**MATERIAL:**
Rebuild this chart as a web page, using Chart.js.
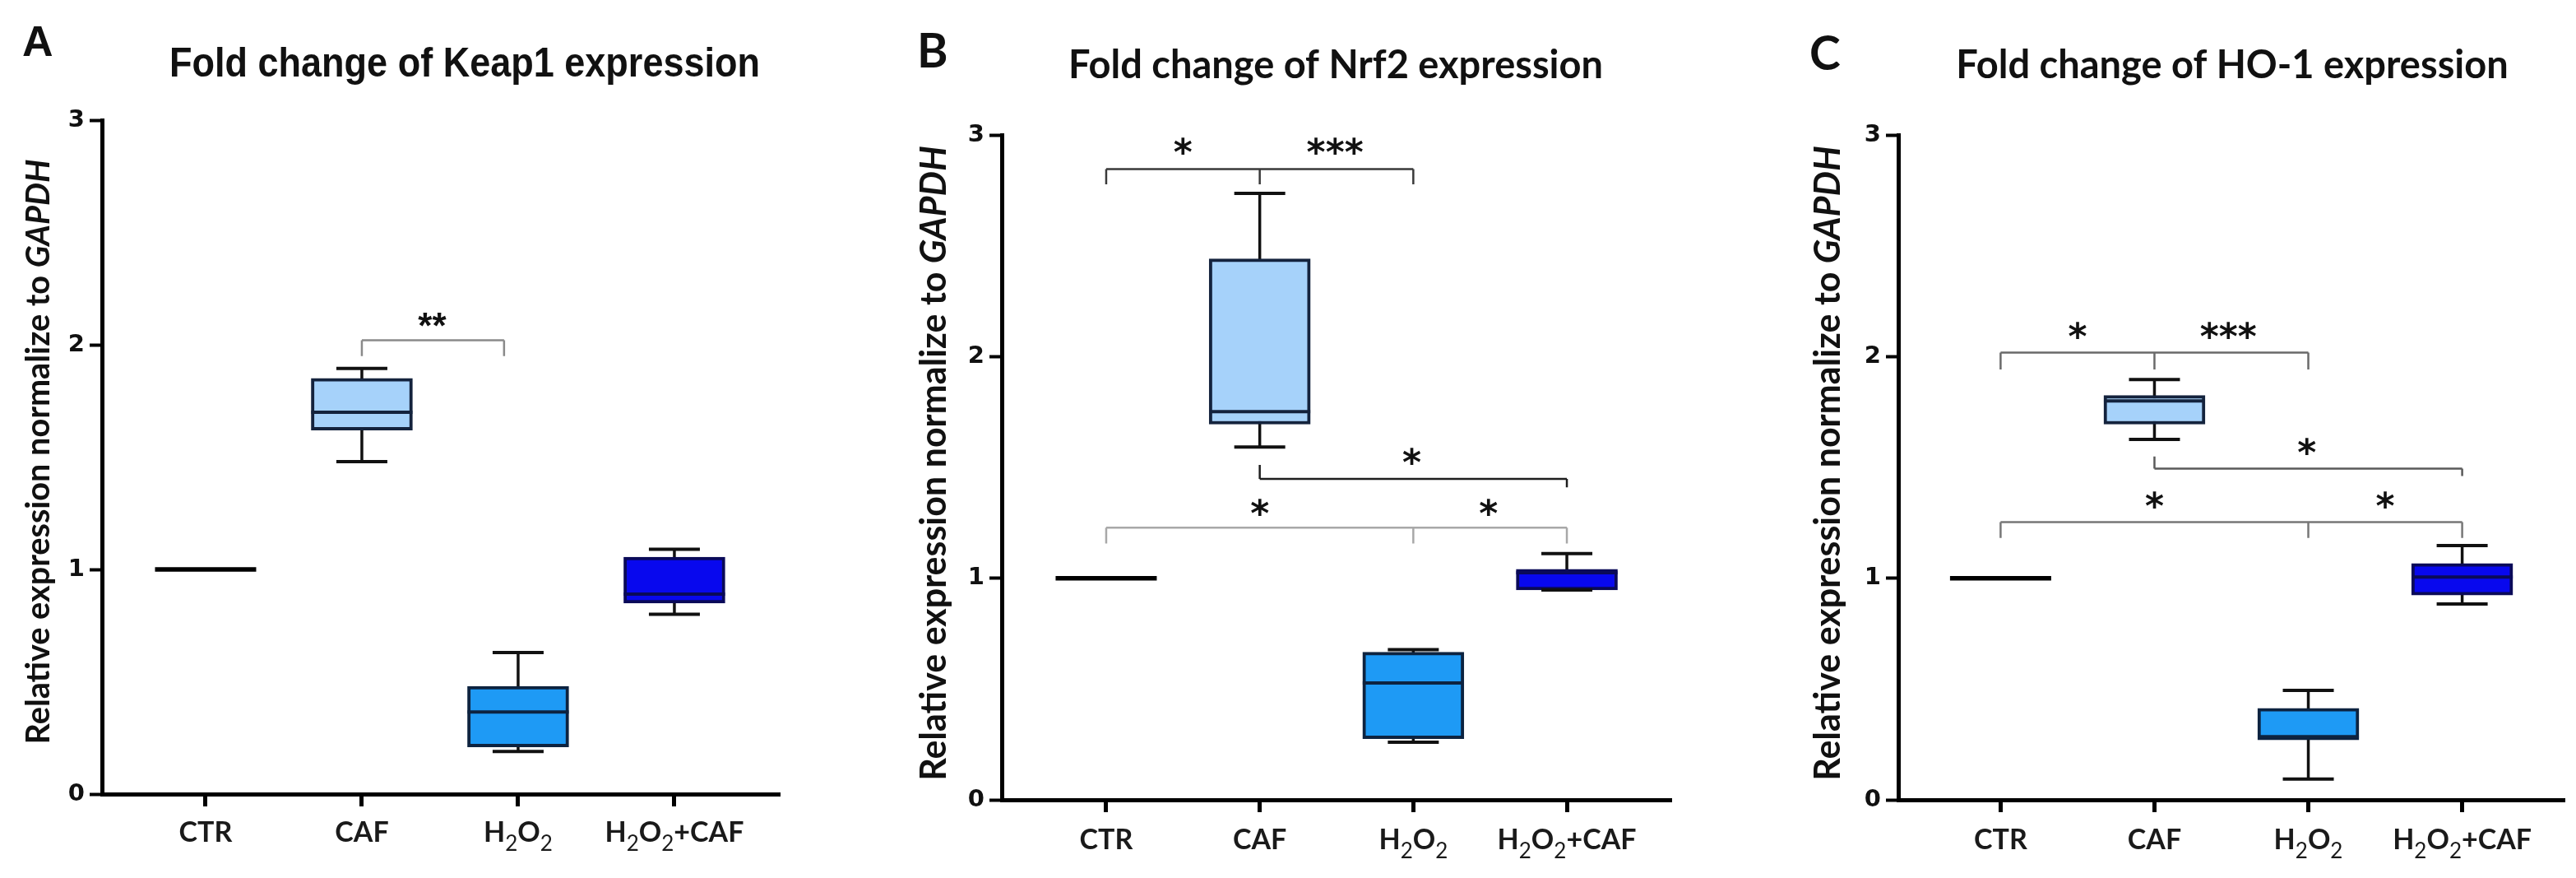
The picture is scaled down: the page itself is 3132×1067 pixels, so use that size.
<!DOCTYPE html>
<html>
<head>
<meta charset="utf-8">
<title>Fold change of Keap1, Nrf2 and HO-1 expression</title>
<script src="https://cdn.jsdelivr.net/npm/chart.js@4.4.0/dist/chart.umd.min.js"></script>
<style>
  html, body { margin: 0; padding: 0; background: #fff; }
  #wrap { position: relative; width: 3132px; height: 1067px; overflow: hidden; background: #fff; }
  #wrap canvas { position: absolute; top: 0; width: 1044px; height: 1067px; }
</style>
</head>
<body>
<div id="wrap">
  <canvas id="keap1" width="1044" height="1067" style="left:0px"></canvas>
  <canvas id="nrf2" width="1044" height="1067" style="left:1044px"></canvas>
  <canvas id="ho1" width="1044" height="1067" style="left:2088px"></canvas>
</div>
<script>
// groups on the x axis ('_' = next character is a subscript)
const groupLabels = ['CTR', 'CAF', 'H_2O_2', 'H_2O_2+CAF'];
const yTicks = [0, 1, 2, 3];

// Keap1 box stats
const keap1Min    = [1, 1.48, 0.19, 0.80];
const keap1Q1     = [1, 1.62, 0.21, 0.85];
const keap1Median = [1, 1.70, 0.365, 0.89];
const keap1Q3     = [1, 1.85, 0.48, 1.055];
const keap1Max    = [1, 1.895, 0.63, 1.09];
const keap1BracketX    = [[1, 1.91]];
const keap1BracketY    = [2.02];
const keap1BracketTips = [[1.95, 1.95]];
const keap1StarX    = [1.45];
const keap1StarY    = [2.11];
const keap1StarText = ['**'];

// Nrf2 box stats
const nrf2Min    = [1, 1.592, 0.26, 0.947];
const nrf2Q1     = [1, 1.695, 0.276, 0.947];
const nrf2Median = [1, 1.752, 0.527, 1.025];
const nrf2Q3     = [1, 2.441, 0.666, 1.04];
const nrf2Max    = [1, 2.736, 0.678, 1.111];
const nrf2BracketX    = [[0, 1, 2], [1, 3], [0, 2, 3]];
const nrf2BracketY    = [2.846, 1.448, 1.228];
const nrf2BracketTips = [[2.777, 2.777, 2.777], [1.511, 1.41], [1.157, 1.157, 1.157]];
const nrf2StarX    = [0.5, 1.49, 1.99, 1.0, 2.49];
const nrf2StarY    = [2.95, 2.95, 1.55, 1.32, 1.32];
const nrf2StarText = ['*', '***', '*', '*', '*'];

// HO-1 box stats
const ho1Min    = [1, 1.626, 0.094, 0.884];
const ho1Q1     = [1, 1.695, 0.27, 0.924];
const ho1Median = [1, 1.80, 0.285, 1.005];
const ho1Q3     = [1, 1.825, 0.413, 1.066];
const ho1Max    = [1, 1.896, 0.494, 1.147];
const ho1BracketX    = [[0, 1, 2], [1, 3], [0, 2, 3]];
const ho1BracketY    = [2.018, 1.494, 1.253];
const ho1BracketTips = [[1.942, 1.942, 1.942], [1.549, 1.461], [1.182, 1.182, 1.182]];
const ho1StarX    = [0.5, 1.48, 1.99, 1.0, 2.5];
const ho1StarY    = [2.12, 2.12, 1.595, 1.354, 1.354];
const ho1StarText = ['*', '***', '*', '*', '*'];

// styling
const boxFill   = ['rgba(0,0,0,0)', '#a6d2fa', '#1e9af5', '#0808ee'];
const boxBorder = ['#000000', '#14233d', '#0d2340', '#0a0a58'];
const calibriLike = 'Lato, "Open Sans", sans-serif';
const tickFont = '"DejaVu Sans", Verdana, sans-serif';
const CANVAS_H = 1067;
const Y_AXIS_W = 80;
const X_AXIS_H = 60;
const BOX_W = 123;
const CAP_W = 62;

const panels = [
  {
    id: 'keap1', offset: 0,
    area: { left: 124, right: 948, top: 146, bottom: 965 },
    xRange: [-0.663, 3.674],
    letter: { text: 'A', x: 27, y: 68, font: 'bold 52px "Liberation Sans", Arial, sans-serif' },
    title: { text: 'Fold change of Keap1 expression', cx: 565, y: 93, width: 718,
             font: 'bold 50px "Liberation Sans Narrow", "Liberation Sans", Arial, sans-serif' },
    yTitle: { x: 60, cy: 549, length: 711 },
    labelBaseline: 1023,
    stats: { min: keap1Min, q1: keap1Q1, median: keap1Median, q3: keap1Q3, max: keap1Max },
    bracketX: keap1BracketX, bracketY: keap1BracketY, bracketTips: keap1BracketTips,
    bracketColors: ['#8a8a8a'],
    starX: keap1StarX, starY: keap1StarY, starText: keap1StarText,
    starFont: 'bold 44px "Liberation Sans", Arial, sans-serif'
  },
  {
    id: 'nrf2', offset: 1044,
    area: { left: 1218, right: 2032, top: 164, bottom: 972 },
    xRange: [-0.68, 3.68],
    letter: { text: 'B', x: 1115, y: 82, font: 'bold 57px ' + calibriLike },
    title: { text: 'Fold change of Nrf2 expression', cx: 1624, y: 95, width: 660,
             font: 'bold 47px ' + calibriLike },
    yTitle: { x: 1150, cy: 563, length: 772 },
    labelBaseline: 1032,
    stats: { min: nrf2Min, q1: nrf2Q1, median: nrf2Median, q3: nrf2Q3, max: nrf2Max },
    bracketX: nrf2BracketX, bracketY: nrf2BracketY, bracketTips: nrf2BracketTips,
    bracketColors: ['#3a3a3a', '#1e1e1e', '#a8a8a8'],
    starX: nrf2StarX, starY: nrf2StarY, starText: nrf2StarText,
    starFont: 'bold 44px "DejaVu Sans", sans-serif'
  },
  {
    id: 'ho1', offset: 2088,
    area: { left: 2308, right: 3118, top: 164, bottom: 972 },
    xRange: [-0.665, 3.665],
    letter: { text: 'C', x: 2200, y: 85, font: 'bold 57px ' + calibriLike },
    title: { text: 'Fold change of HO-1 expression', cx: 2714, y: 95, width: 672,
             font: 'bold 47px ' + calibriLike },
    yTitle: { x: 2237, cy: 563, length: 772 },
    labelBaseline: 1032,
    stats: { min: ho1Min, q1: ho1Q1, median: ho1Median, q3: ho1Q3, max: ho1Max },
    bracketX: ho1BracketX, bracketY: ho1BracketY, bracketTips: ho1BracketTips,
    bracketColors: ['#6a6a6a', '#5a5a5a', '#777777'],
    starX: ho1StarX, starY: ho1StarY, starText: ho1StarText,
    starFont: 'bold 44px "DejaVu Sans", sans-serif'
  }
];

// split 'H_2O_2' into normal / subscript runs
function labelRuns(label) {
  const runs = [];
  for (let i = 0; i < label.length; i++) {
    let sub = false;
    let ch = label[i];
    if (ch === '_') { sub = true; ch = label[++i]; }
    const last = runs[runs.length - 1];
    if (last && last.sub === sub) last.text += ch;
    else runs.push({ text: ch, sub: sub });
  }
  return runs;
}

function drawGroupLabel(ctx, label, cx, baseline) {
  const mainFont = 'bold 34px ' + calibriLike;
  const subFont = '26px ' + calibriLike;
  const runs = labelRuns(label);
  let total = 0;
  runs.forEach(r => {
    ctx.font = r.sub ? subFont : mainFont;
    r.w = ctx.measureText(r.text).width;
    total += r.w;
  });
  let x = cx - total / 2;
  ctx.textAlign = 'left';
  ctx.textBaseline = 'alphabetic';
  runs.forEach(r => {
    ctx.font = r.sub ? subFont : mainFont;
    ctx.fillText(r.text, x, r.sub ? baseline + 11 : baseline);
    x += r.w;
  });
}

// rotated axis title, GAPDH in italics, sized to the measured length
function drawYTitle(ctx, p) {
  const partA = 'Relative expression normalize to ';
  const partB = 'GAPDH';
  const fonts = size => ['bold ' + size + 'px ' + calibriLike, 'italic bold ' + size + 'px ' + calibriLike];
  const widths = size => {
    const [fa, fb] = fonts(size);
    ctx.font = fa;
    const wA = ctx.measureText(partA).width;
    ctx.font = fb;
    return [wA, ctx.measureText(partB).width];
  };
  let [wA, wB] = widths(40);
  const size = 40 * p.yTitle.length / (wA + wB);
  [wA, wB] = widths(size);
  const [fontA, fontB] = fonts(size);
  ctx.save();
  ctx.translate(p.yTitle.x - p.offset, p.yTitle.cy);
  ctx.rotate(-Math.PI / 2);
  const start = -(wA + wB) / 2;
  ctx.textAlign = 'left';
  ctx.textBaseline = 'alphabetic';
  ctx.fillStyle = '#111';
  ctx.font = fontA;
  ctx.fillText(partA, start, 0);
  ctx.font = fontB;
  ctx.fillText(partB, start + wA, 0);
  ctx.restore();
}

function boxDecor(p) {
  return {
    id: 'boxDecor',
    beforeDatasetsDraw(chart) {
      const { ctx, scales: { x, y } } = chart;
      ctx.save();
      ctx.strokeStyle = '#111';
      ctx.lineWidth = 3.5;
      p.stats.min.forEach((mn, i) => {
        const mx = p.stats.max[i];
        if (mx === mn) return;
        const px = x.getPixelForValue(i);
        ctx.beginPath();
        ctx.moveTo(px, y.getPixelForValue(mn));
        ctx.lineTo(px, y.getPixelForValue(mx));
        ctx.stroke();
      });
      ctx.restore();
    },
    afterDatasetsDraw(chart) {
      const { ctx, scales: { x, y } } = chart;
      ctx.save();
      ctx.lineCap = 'butt';
      p.stats.median.forEach((md, i) => {
        const px = x.getPixelForValue(i);
        // whisker caps
        if (p.stats.max[i] !== p.stats.min[i]) {
          ctx.strokeStyle = '#111';
          ctx.lineWidth = 4;
          [p.stats.min[i], p.stats.max[i]].forEach(v => {
            const py = y.getPixelForValue(v);
            ctx.beginPath();
            ctx.moveTo(px - CAP_W / 2, py);
            ctx.lineTo(px + CAP_W / 2, py);
            ctx.stroke();
          });
        }
        // median
        const boxFlat = p.stats.q1[i] === p.stats.q3[i];
        ctx.strokeStyle = boxFlat ? '#000' : boxBorder[i];
        ctx.lineWidth = boxFlat ? 5.5 : 4;
        const py = y.getPixelForValue(md);
        ctx.beginPath();
        ctx.moveTo(px - BOX_W / 2, py);
        ctx.lineTo(px + BOX_W / 2, py);
        ctx.stroke();
      });
      ctx.restore();
    },
    afterDraw(chart) {
      const { ctx, scales: { x, y } } = chart;
      ctx.save();
      // significance brackets
      ctx.lineWidth = 2.5;
      p.bracketX.forEach((xs, k) => {
        ctx.strokeStyle = p.bracketColors[k % p.bracketColors.length];
        const yl = y.getPixelForValue(p.bracketY[k]);
        ctx.beginPath();
        ctx.moveTo(x.getPixelForValue(xs[0]), yl);
        ctx.lineTo(x.getPixelForValue(xs[xs.length - 1]), yl);
        xs.forEach((xv, j) => {
          const px = x.getPixelForValue(xv);
          ctx.moveTo(px, yl);
          ctx.lineTo(px, y.getPixelForValue(p.bracketTips[k][j]));
        });
        ctx.stroke();
      });
      // stars
      ctx.fillStyle = '#111';
      ctx.font = p.starFont;
      ctx.textAlign = 'center';
      ctx.textBaseline = 'alphabetic';
      p.starText.forEach((t, k) => {
        const m = ctx.measureText(t);
        const mid = (m.actualBoundingBoxAscent - m.actualBoundingBoxDescent) / 2;
        ctx.fillText(t, x.getPixelForValue(p.starX[k]), y.getPixelForValue(p.starY[k]) + mid);
      });
      // group labels under the x axis
      ctx.fillStyle = '#1a1a1a';
      groupLabels.forEach((lab, i) => {
        drawGroupLabel(ctx, lab, x.getPixelForValue(i), p.labelBaseline);
      });
      // y axis title
      drawYTitle(ctx, p);
      // panel letter and title
      ctx.fillStyle = '#111';
      ctx.textAlign = 'left';
      ctx.font = p.letter.font;
      ctx.fillText(p.letter.text, p.letter.x - p.offset, p.letter.y);
      ctx.textAlign = 'center';
      ctx.font = p.title.font;
      ctx.fillText(p.title.text, p.title.cx - p.offset, p.title.y, p.title.width);
      ctx.restore();
    }
  };
}

function makePanel(p) {
  const canvas = document.getElementById(p.id);
  const left = p.area.left - p.offset;
  const right = p.area.right - p.offset;
  const data = p.stats.q1.map((q1, i) => ({ x: i, y: [q1, p.stats.q3[i]] }));

  return new Chart(canvas.getContext('2d'), {
    type: 'bar',
    data: {
      datasets: [{
        data: data,
        backgroundColor: boxFill,
        borderColor: boxBorder,
        borderWidth: 4,
        borderSkipped: false,
        barThickness: BOX_W
      }]
    },
    options: {
      responsive: false,
      animation: false,
      layout: {
        padding: {
          left: left - Y_AXIS_W,
          right: canvas.width - right,
          top: p.area.top,
          bottom: CANVAS_H - p.area.bottom - X_AXIS_H
        }
      },
      plugins: {
        legend: { display: false },
        tooltip: { enabled: false },
        title: { display: false }
      },
      scales: {
        x: {
          type: 'linear',
          offset: false,
          min: p.xRange[0],
          max: p.xRange[1],
          afterBuildTicks: s => { s.ticks = groupLabels.map((_, i) => ({ value: i })); },
          afterFit: s => { s.height = X_AXIS_H; },
          ticks: { callback: () => '' },
          grid: {
            offset: false,
            drawOnChartArea: false,
            drawTicks: true,
            tickLength: 15,
            tickWidth: 5,
            tickColor: '#000'
          },
          border: { display: true, color: '#000', width: 5 }
        },
        y: {
          min: 0,
          max: 3,
          afterBuildTicks: s => { s.ticks = yTicks.map(v => ({ value: v })); },
          afterFit: s => { s.width = Y_AXIS_W; },
          ticks: {
            color: '#111',
            padding: 6,
            font: { family: tickFont, weight: 'bold', size: 29 }
          },
          grid: {
            drawOnChartArea: false,
            drawTicks: true,
            tickLength: 15,
            tickWidth: 4,
            tickColor: '#000'
          },
          border: { display: true, color: '#000', width: 5 }
        }
      }
    },
    plugins: [boxDecor(p)]
  });
}

panels.forEach(makePanel);
</script>
</body>
</html>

**EXERCISE BRIEF:** Reproduce every line of the listing above in which the string "page" appears.

**EXERCISE OUTPUT:**
Rebuild this chart as a web page, using Chart.js.
The picture is scaled down: the page itself is 3132×1067 pixels, so use that size.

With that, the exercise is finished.